When the slave gets disconnected, you'll see something like this:

[60051] 17 Jan 16:52:54.979 * Caching the disconnected master state.
[60051] 17 Jan 16:52:55.405 * Connecting to MASTER...
[60051] 17 Jan 16:52:55.405 * MASTER <-> SLAVE sync started
[60051] 17 Jan 16:52:55.405 * Non blocking connect for SYNC fired the event.
[60051] 17 Jan 16:52:55.405 * Master replied to PING, replication can continue...
[60051] 17 Jan 16:52:55.405 * Trying a partial resynchronization (request 6f0d582d3a23b65515644d7c61a10bf9b28094ca:30).
[60051] 17 Jan 16:52:55.406 * Successful partial resynchronization with master.
[60051] 17 Jan 16:52:55.406 * MASTER <-> SLAVE sync: Master accepted a Partial Resynchronization.

See the first line, the slave *caches* the master client structure, so that all the buffers are saved to be reused if we'll be able to resynchronize.

In the master side we'll see instead:

[59968] 17 Jan 16:52:55.406 * Slave asks for synchronization
[59968] 17 Jan 16:52:55.406 * Partial resynchronization request accepted. Sending 0 bytes of backlog starting from offset 30.

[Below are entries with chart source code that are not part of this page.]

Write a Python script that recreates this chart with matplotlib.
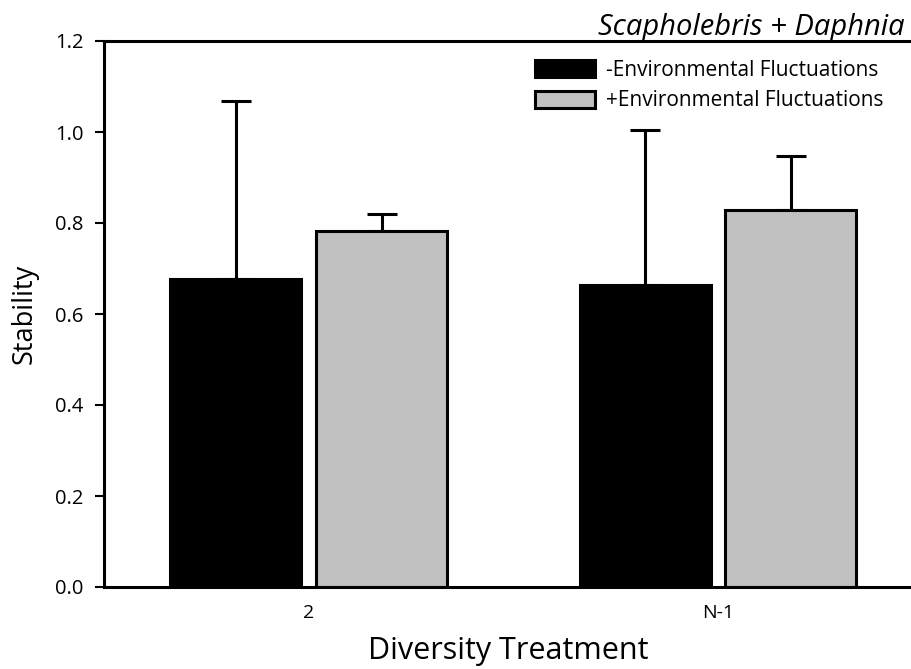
import matplotlib
matplotlib.use("Agg")
import matplotlib.pyplot as plt
import numpy as np
from matplotlib.patches import Patch

plt.rcParams['font.family'] = ['Open Sans', 'DejaVu Sans']

categories = ["2", "N-1"]
series_labels = ["-Environmental Fluctuations", "+Environmental Fluctuations"]
no_fluct = [0.677, 0.664]
no_fluct_err = [0.391, 0.340]
fluct = [0.782, 0.829]
fluct_err = [0.038, 0.118]
colors = ["#000000", "#c0c0c0"]

W, H = 912, 669
fig = plt.figure(figsize=(W / 100, H / 100), dpi=100)
ax = fig.add_axes([104 / W, 1 - 587 / H, 1 - 104 / W, (587 - 41) / H])

x = np.arange(len(categories))
bw = 0.32
off = 0.178
lw = 2.2
for vals, errs, col, sign in [(no_fluct, no_fluct_err, colors[0], -1), (fluct, fluct_err, colors[1], 1)]:
    pos = x + sign * off
    ax.errorbar(pos, vals, yerr=[np.zeros(len(errs)), errs], fmt='none', ecolor='black',
                elinewidth=lw, capsize=10.8, capthick=lw, zorder=1)
    ax.bar(pos, vals, width=bw, color=col, edgecolor='black', linewidth=lw, zorder=2)

ax.set_xlim(-0.5, 1.474)
ax.set_ylim(0, 1.2)
ax.set_yticks(np.arange(0, 1.21, 0.2))
ax.set_yticklabels([f"{v:.1f}" for v in np.arange(0, 1.21, 0.2)])
ax.set_xticks(x)
ax.set_xticklabels(categories)
ax.tick_params(axis='y', direction='out', length=6.5, width=1.5, pad=8, labelsize=14.5)
ax.tick_params(axis='x', length=0, pad=12, labelsize=14)
for s in ['left', 'bottom', 'top']:
    ax.spines[s].set_linewidth(2.2)
ax.spines['right'].set_visible(False)

ax.set_ylabel("Stability", fontsize=19.5, labelpad=12)
ax.set_xlabel("Diversity Treatment", fontsize=22, labelpad=10)

fig.text(905 / W, 1 - 27 / H, "Scapholebris + Daphnia", ha='right', va='center',
         fontsize=21, style='italic')

handles = [Patch(facecolor=c, edgecolor='black', linewidth=lw) for c in colors]
ax.legend(handles, series_labels, loc='upper left', bbox_to_anchor=(535 / W, 1 - 60 / H),
          bbox_transform=fig.transFigure, frameon=False, fontsize=15, handlelength=2.9,
          handleheight=0.9, handletextpad=0.5, labelspacing=0.45, borderpad=0, borderaxespad=0)

fig.savefig("out.png", dpi=100)
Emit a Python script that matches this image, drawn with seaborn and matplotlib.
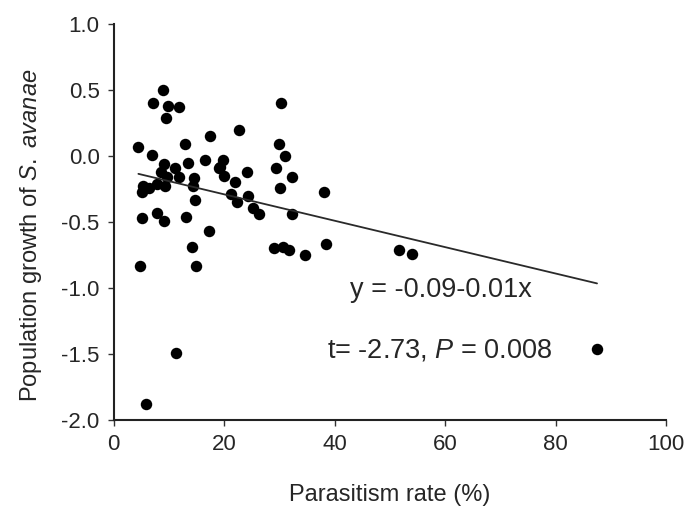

So basically, as long as the data is still available as no more than N bytes worth of Redis protocol (of write commands) was sent to the master, the slave will be still able to reconnect. Otherwise a full resynchronization will be performed. How much backlog to allocate is up to the user.

# Current status

The 'psync' branch on my private repository now seems to work very well, however this is Very Important Code and must be tested a lot. This is what I'm doing right now. When I'm considerably sure the code is solid, I'll merge into unstable and 2.8 branch. When it runs for weeks without issues and starts to be adopted by the brave early adopters, we'll release 2.8 with this and other new features.